* _Set exercise_
Produce word for word the lines of the data below running from the one that has "Rebuild this chart" to the one that has "plt.rcParams['font.family'] = ['Liberation", inclusive, and no others.

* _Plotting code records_
☆ ☆ ☆ ☆
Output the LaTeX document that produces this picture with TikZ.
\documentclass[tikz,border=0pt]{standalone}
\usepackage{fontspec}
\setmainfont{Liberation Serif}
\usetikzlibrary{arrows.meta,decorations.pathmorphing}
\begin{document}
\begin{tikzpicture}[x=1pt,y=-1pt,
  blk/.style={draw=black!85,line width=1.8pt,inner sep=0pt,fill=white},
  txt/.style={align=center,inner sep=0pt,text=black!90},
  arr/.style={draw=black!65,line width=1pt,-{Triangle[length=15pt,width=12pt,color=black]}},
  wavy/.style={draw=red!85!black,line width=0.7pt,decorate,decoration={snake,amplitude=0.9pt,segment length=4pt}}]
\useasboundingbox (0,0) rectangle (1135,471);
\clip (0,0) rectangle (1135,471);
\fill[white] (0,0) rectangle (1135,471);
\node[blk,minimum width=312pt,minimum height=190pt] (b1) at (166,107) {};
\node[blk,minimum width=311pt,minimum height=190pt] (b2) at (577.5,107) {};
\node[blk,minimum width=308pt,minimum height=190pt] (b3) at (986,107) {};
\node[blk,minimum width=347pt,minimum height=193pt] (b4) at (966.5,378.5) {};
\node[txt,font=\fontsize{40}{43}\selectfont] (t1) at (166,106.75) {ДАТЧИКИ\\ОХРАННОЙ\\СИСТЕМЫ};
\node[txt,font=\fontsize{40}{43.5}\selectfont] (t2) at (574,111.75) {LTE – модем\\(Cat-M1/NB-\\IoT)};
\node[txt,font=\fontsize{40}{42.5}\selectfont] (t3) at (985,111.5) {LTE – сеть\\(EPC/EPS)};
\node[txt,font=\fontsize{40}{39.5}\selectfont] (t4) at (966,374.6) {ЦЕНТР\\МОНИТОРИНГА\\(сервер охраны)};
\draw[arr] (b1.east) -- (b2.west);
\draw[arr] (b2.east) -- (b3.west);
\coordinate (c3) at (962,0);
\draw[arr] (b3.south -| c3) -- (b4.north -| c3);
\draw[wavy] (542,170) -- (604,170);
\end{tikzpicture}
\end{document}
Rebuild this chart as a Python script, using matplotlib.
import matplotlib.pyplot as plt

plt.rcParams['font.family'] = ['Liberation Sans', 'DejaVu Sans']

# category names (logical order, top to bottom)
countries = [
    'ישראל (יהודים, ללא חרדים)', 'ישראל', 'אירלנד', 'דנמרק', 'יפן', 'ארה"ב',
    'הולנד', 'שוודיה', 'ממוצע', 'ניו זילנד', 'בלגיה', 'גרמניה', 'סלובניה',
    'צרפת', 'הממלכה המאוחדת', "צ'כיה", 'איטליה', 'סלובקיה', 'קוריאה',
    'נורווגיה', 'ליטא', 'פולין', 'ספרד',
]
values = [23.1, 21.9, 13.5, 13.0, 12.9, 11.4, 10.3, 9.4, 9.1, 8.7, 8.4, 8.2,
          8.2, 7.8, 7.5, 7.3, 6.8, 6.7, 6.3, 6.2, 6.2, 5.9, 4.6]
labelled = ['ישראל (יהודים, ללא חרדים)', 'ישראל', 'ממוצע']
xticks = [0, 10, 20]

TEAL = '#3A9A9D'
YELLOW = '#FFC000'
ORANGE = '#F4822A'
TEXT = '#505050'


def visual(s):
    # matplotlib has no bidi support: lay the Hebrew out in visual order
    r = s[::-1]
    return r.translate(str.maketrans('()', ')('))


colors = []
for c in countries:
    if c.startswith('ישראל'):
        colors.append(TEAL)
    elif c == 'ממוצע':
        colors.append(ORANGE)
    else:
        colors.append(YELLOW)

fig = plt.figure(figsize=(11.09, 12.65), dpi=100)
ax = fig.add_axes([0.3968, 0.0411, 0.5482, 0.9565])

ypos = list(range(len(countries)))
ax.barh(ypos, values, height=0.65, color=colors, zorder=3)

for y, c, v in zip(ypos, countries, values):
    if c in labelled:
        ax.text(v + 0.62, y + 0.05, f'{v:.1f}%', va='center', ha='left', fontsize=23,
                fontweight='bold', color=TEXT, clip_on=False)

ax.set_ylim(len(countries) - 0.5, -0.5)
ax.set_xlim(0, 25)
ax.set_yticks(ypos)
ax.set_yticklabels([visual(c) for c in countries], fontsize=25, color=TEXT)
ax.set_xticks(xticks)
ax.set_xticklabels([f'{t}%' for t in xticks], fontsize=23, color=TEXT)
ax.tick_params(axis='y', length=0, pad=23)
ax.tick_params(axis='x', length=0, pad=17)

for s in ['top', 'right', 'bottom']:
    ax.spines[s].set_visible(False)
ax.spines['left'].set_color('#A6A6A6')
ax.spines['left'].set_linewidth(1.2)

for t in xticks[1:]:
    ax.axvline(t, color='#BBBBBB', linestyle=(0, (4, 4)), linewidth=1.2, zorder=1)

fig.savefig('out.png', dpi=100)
☆ ☆ ☆ ☆
* _Task response_
Rebuild this chart as a Python script, using matplotlib.
import matplotlib.pyplot as plt

plt.rcParams['font.family'] = ['Liberation Sans', 'DejaVu Sans']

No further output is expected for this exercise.